# [Objective]
Repeat every line, exactly, from the very first through the one where "(0,0) rectangle (611,463);" appears. Add nothing else.

# [Provided material]
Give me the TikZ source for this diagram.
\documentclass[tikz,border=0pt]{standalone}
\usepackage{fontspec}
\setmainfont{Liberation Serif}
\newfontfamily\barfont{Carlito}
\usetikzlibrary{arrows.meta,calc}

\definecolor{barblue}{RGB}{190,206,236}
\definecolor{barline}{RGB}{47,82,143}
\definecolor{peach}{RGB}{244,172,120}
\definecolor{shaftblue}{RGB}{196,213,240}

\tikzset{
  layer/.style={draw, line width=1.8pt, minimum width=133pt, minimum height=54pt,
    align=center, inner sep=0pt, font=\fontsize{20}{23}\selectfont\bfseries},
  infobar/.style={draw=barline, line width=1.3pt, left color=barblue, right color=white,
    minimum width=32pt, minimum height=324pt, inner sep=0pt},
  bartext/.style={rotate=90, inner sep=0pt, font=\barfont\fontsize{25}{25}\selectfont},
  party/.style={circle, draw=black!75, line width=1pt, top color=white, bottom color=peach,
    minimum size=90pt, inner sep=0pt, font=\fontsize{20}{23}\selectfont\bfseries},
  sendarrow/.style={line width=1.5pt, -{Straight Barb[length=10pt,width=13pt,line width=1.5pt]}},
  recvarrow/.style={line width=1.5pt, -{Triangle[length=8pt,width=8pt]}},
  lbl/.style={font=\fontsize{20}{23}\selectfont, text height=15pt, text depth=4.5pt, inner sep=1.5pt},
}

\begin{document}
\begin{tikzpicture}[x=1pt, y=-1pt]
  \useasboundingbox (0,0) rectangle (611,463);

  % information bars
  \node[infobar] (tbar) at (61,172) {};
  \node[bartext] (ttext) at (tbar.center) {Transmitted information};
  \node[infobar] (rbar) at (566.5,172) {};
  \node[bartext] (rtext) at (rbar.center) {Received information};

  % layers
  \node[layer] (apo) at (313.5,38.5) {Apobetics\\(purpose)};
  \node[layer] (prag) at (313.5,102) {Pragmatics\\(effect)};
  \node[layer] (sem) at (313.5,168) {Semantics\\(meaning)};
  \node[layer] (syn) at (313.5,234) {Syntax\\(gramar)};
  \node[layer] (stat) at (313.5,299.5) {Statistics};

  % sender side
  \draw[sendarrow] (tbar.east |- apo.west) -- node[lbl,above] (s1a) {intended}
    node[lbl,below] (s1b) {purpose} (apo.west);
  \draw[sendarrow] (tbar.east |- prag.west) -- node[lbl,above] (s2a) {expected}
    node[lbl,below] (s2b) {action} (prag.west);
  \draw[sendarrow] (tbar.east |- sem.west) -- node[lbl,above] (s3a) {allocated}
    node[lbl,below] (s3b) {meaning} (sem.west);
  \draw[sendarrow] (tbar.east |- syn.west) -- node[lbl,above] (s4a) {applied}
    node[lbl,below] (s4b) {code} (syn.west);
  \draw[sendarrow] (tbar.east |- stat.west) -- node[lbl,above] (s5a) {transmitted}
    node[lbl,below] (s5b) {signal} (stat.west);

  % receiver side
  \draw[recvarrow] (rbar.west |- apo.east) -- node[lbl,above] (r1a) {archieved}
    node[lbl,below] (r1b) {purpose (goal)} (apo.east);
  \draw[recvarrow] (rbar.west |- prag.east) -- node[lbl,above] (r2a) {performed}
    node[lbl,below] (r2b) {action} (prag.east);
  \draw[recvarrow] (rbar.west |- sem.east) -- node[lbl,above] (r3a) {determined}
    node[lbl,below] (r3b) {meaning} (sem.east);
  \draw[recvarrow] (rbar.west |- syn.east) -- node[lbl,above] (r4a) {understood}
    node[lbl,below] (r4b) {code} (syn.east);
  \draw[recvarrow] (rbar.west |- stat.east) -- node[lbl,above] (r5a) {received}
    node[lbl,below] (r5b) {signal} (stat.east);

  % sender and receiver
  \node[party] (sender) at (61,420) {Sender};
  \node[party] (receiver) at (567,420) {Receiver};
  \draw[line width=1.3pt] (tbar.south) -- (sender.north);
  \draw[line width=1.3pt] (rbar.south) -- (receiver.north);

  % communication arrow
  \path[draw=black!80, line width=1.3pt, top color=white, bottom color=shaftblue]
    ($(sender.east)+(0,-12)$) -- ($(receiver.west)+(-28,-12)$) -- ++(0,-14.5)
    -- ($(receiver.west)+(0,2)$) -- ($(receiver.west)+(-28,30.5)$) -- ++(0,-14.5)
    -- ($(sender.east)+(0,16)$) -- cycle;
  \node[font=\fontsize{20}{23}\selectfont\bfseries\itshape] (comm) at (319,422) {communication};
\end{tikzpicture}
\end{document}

# [Expected answer]
Give me the TikZ source for this diagram.
\documentclass[tikz,border=0pt]{standalone}
\usepackage{fontspec}
\setmainfont{Liberation Serif}
\newfontfamily\barfont{Carlito}
\usetikzlibrary{arrows.meta,calc}

\definecolor{barblue}{RGB}{190,206,236}
\definecolor{barline}{RGB}{47,82,143}
\definecolor{peach}{RGB}{244,172,120}
\definecolor{shaftblue}{RGB}{196,213,240}

\tikzset{
  layer/.style={draw, line width=1.8pt, minimum width=133pt, minimum height=54pt,
    align=center, inner sep=0pt, font=\fontsize{20}{23}\selectfont\bfseries},
  infobar/.style={draw=barline, line width=1.3pt, left color=barblue, right color=white,
    minimum width=32pt, minimum height=324pt, inner sep=0pt},
  bartext/.style={rotate=90, inner sep=0pt, font=\barfont\fontsize{25}{25}\selectfont},
  party/.style={circle, draw=black!75, line width=1pt, top color=white, bottom color=peach,
    minimum size=90pt, inner sep=0pt, font=\fontsize{20}{23}\selectfont\bfseries},
  sendarrow/.style={line width=1.5pt, -{Straight Barb[length=10pt,width=13pt,line width=1.5pt]}},
  recvarrow/.style={line width=1.5pt, -{Triangle[length=8pt,width=8pt]}},
  lbl/.style={font=\fontsize{20}{23}\selectfont, text height=15pt, text depth=4.5pt, inner sep=1.5pt},
}

\begin{document}
\begin{tikzpicture}[x=1pt, y=-1pt]
  \useasboundingbox (0,0) rectangle (611,463);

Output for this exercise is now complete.